== WHAT THE TASK ASKS ==
Would you transcribe the listing that follows, character for character, and omit its images?

== SUPPLIED INFORMATION ==

☆ ☆ ☆ ☆

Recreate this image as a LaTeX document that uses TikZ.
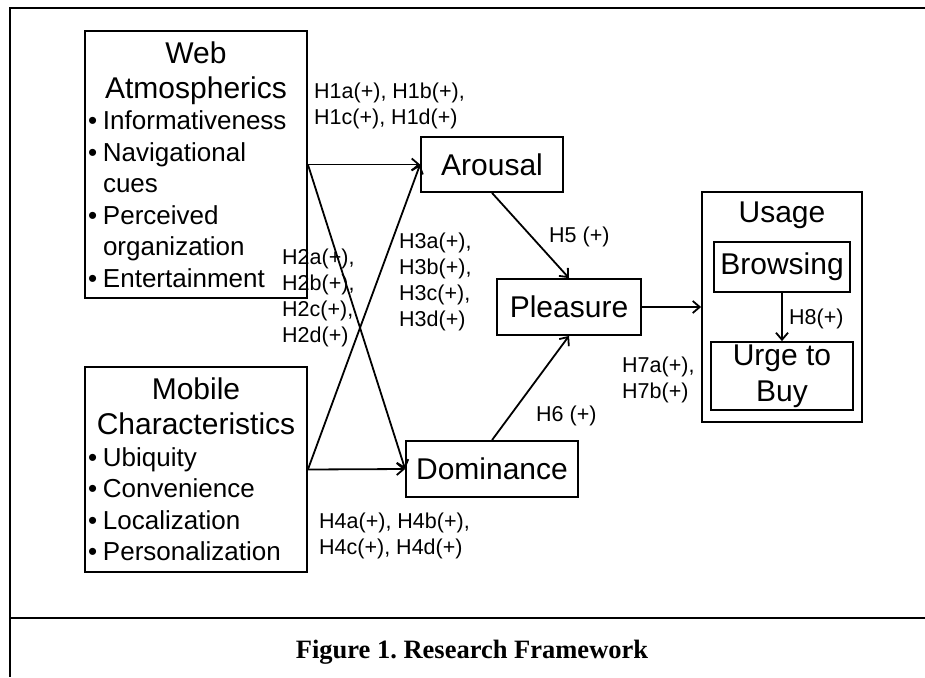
\documentclass[tikz,border=0pt]{standalone}
\usepackage{fontspec}
\setmainfont{Liberation Sans}
\newfontfamily\captionfont{Liberation Serif}
\usetikzlibrary{arrows.meta}
\newcommand{\bulletitem}{\makebox[15pt][l]{•}}
\newcommand{\bulletgap}{\hspace*{15pt}}
\begin{document}
\begin{tikzpicture}
    [x=1pt, y=-1pt,
    construct/.style={rectangle, draw, line width=1.8pt, inner sep=0pt, align=center,
        font=\fontsize{30}{35}\selectfont},
    hyp/.style={anchor=west, inner sep=0pt, align=left, font=\fontsize{21.5}{26}\selectfont},
    path/.style={-{Straight Barb[length=7pt,width=12pt]}, line width=1.8pt}]
    \useasboundingbox (0,0) rectangle (925,677);
    % frame
    \draw[line width=2.5pt] (925,8) -- (10,8) -- (10,677);
    \draw[line width=2.5pt] (10,618) -- (925,618);
    % antecedents
    \node[construct, text width=216pt, inner xsep=3pt, minimum height=267pt] (web) at (196,164.5)
        {\centering Web\\Atmospherics\par
         \raggedright\fontsize{26}{31.5}\selectfont
         \bulletitem Informativeness\\
         \bulletitem Navigational\\
         \bulletgap cues\\
         \bulletitem Perceived\\
         \bulletgap organization\\
         \bulletitem Entertainment\par};
    \node[construct, text width=216pt, inner xsep=3pt, minimum height=205pt] (mobile) at (196,469.5)
        {\centering Mobile\\Characteristics\par
         \raggedright\fontsize{26}{31.5}\selectfont
         \bulletitem Ubiquity\\
         \bulletitem Convenience\\
         \bulletitem Localization\\
         \bulletitem Personalization\par};
    % emotional states
    \node[construct, minimum width=142pt, minimum height=55pt] (arousal) at (492,164.5) {Arousal};
    \node[construct, minimum width=144pt, minimum height=56pt] (pleasure) at (569,307) {Pleasure};
    \node[construct, minimum width=172pt, minimum height=56pt] (dominance) at (492,469) {Dominance};
    % usage
    \node[construct, minimum width=160pt, minimum height=230pt] (usage) at (782,307) {};
    \node[font=\fontsize{30}{35}\selectfont, inner sep=0pt] (usagetitle) at (782,215) {Usage};
    \node[construct, minimum width=136pt, minimum height=50pt] (browsing) at (782,267) {Browsing};
    \node[construct, minimum width=142pt, minimum height=68pt,
        font=\fontsize{30}{36}\selectfont] (urge) at (782,376) {Urge to\\Buy};
    % paths
    \draw[path] (web.east) to (arousal.west);
    \draw[path] (web.east) to (dominance.west);
    \draw[path] (mobile.east) to (dominance.west);
    \draw[path] (mobile.east) to (arousal.west);
    \draw[path] (arousal.south) to (pleasure.north);
    \draw[path] (dominance.north) to (pleasure.south);
    \draw[path] (pleasure.east) to (usage.west);
    \draw[path] (browsing.south) to (urge.north);
    % hypotheses
    \node[hyp] (h1) at (314,105.5) {H1a(+), H1b(+),\\H1c(+), H1d(+)};
    \node[hyp] (h2) at (282,297.5) {H2a(+),\\H2b(+),\\H2c(+),\\H2d(+)};
    \node[hyp] (h3) at (399,281.5) {H3a(+),\\H3b(+),\\H3c(+),\\H3d(+)};
    \node[hyp] (h4) at (319,535.5) {H4a(+), H4b(+),\\H4c(+), H4d(+)};
    \node[hyp] (h5) at (549,237) {H5 (+)};
    \node[hyp] (h6) at (536,416) {H6 (+)};
    \node[hyp] (h7) at (622,379.5) {H7a(+),\\H7b(+)};
    \node[hyp] (h8) at (789,319) {H8(+)};
    % caption
    \node[font=\captionfont\bfseries\fontsize{26.5}{30}\selectfont] (caption) at (472,652)
        {Figure 1.\ Research Framework};
\end{tikzpicture}
\end{document}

☆ ☆ ☆ ☆

== TASK SOLUTION ==
Recreate this image as a LaTeX document that uses TikZ.
\documentclass[tikz,border=0pt]{standalone}
\usepackage{fontspec}
\setmainfont{Liberation Sans}
\newfontfamily\captionfont{Liberation Serif}
\usetikzlibrary{arrows.meta}
\newcommand{\bulletitem}{\makebox[15pt][l]{•}}
\newcommand{\bulletgap}{\hspace*{15pt}}
\begin{document}
\begin{tikzpicture}
    [x=1pt, y=-1pt,
    construct/.style={rectangle, draw, line width=1.8pt, inner sep=0pt, align=center,
        font=\fontsize{30}{35}\selectfont},
    hyp/.style={anchor=west, inner sep=0pt, align=left, font=\fontsize{21.5}{26}\selectfont},
    path/.style={-{Straight Barb[length=7pt,width=12pt]}, line width=1.8pt}]
    \useasboundingbox (0,0) rectangle (925,677);
    % frame
    \draw[line width=2.5pt] (925,8) -- (10,8) -- (10,677);
    \draw[line width=2.5pt] (10,618) -- (925,618);
    % antecedents
    \node[construct, text width=216pt, inner xsep=3pt, minimum height=267pt] (web) at (196,164.5)
        {\centering Web\\Atmospherics\par
         \raggedright\fontsize{26}{31.5}\selectfont
         \bulletitem Informativeness\\
         \bulletitem Navigational\\
         \bulletgap cues\\
         \bulletitem Perceived\\
         \bulletgap organization\\
         \bulletitem Entertainment\par};
    \node[construct, text width=216pt, inner xsep=3pt, minimum height=205pt] (mobile) at (196,469.5)
        {\centering Mobile\\Characteristics\par
         \raggedright\fontsize{26}{31.5}\selectfont
         \bulletitem Ubiquity\\
         \bulletitem Convenience\\
         \bulletitem Localization\\
         \bulletitem Personalization\par};
    % emotional states
    \node[construct, minimum width=142pt, minimum height=55pt] (arousal) at (492,164.5) {Arousal};
    \node[construct, minimum width=144pt, minimum height=56pt] (pleasure) at (569,307) {Pleasure};
    \node[construct, minimum width=172pt, minimum height=56pt] (dominance) at (492,469) {Dominance};
    % usage
    \node[construct, minimum width=160pt, minimum height=230pt] (usage) at (782,307) {};
    \node[font=\fontsize{30}{35}\selectfont, inner sep=0pt] (usagetitle) at (782,215) {Usage};
    \node[construct, minimum width=136pt, minimum height=50pt] (browsing) at (782,267) {Browsing};
    \node[construct, minimum width=142pt, minimum height=68pt,
        font=\fontsize{30}{36}\selectfont] (urge) at (782,376) {Urge to\\Buy};
    % paths
    \draw[path] (web.east) to (arousal.west);
    \draw[path] (web.east) to (dominance.west);
    \draw[path] (mobile.east) to (dominance.west);
    \draw[path] (mobile.east) to (arousal.west);
    \draw[path] (arousal.south) to (pleasure.north);
    \draw[path] (dominance.north) to (pleasure.south);
    \draw[path] (pleasure.east) to (usage.west);
    \draw[path] (browsing.south) to (urge.north);
    % hypotheses
    \node[hyp] (h1) at (314,105.5) {H1a(+), H1b(+),\\H1c(+), H1d(+)};
    \node[hyp] (h2) at (282,297.5) {H2a(+),\\H2b(+),\\H2c(+),\\H2d(+)};
    \node[hyp] (h3) at (399,281.5) {H3a(+),\\H3b(+),\\H3c(+),\\H3d(+)};
    \node[hyp] (h4) at (319,535.5) {H4a(+), H4b(+),\\H4c(+), H4d(+)};
    \node[hyp] (h5) at (549,237) {H5 (+)};
    \node[hyp] (h6) at (536,416) {H6 (+)};
    \node[hyp] (h7) at (622,379.5) {H7a(+),\\H7b(+)};
    \node[hyp] (h8) at (789,319) {H8(+)};
    % caption
    \node[font=\captionfont\bfseries\fontsize{26.5}{30}\selectfont] (caption) at (472,652)
        {Figure 1.\ Research Framework};
\end{tikzpicture}
\end{document}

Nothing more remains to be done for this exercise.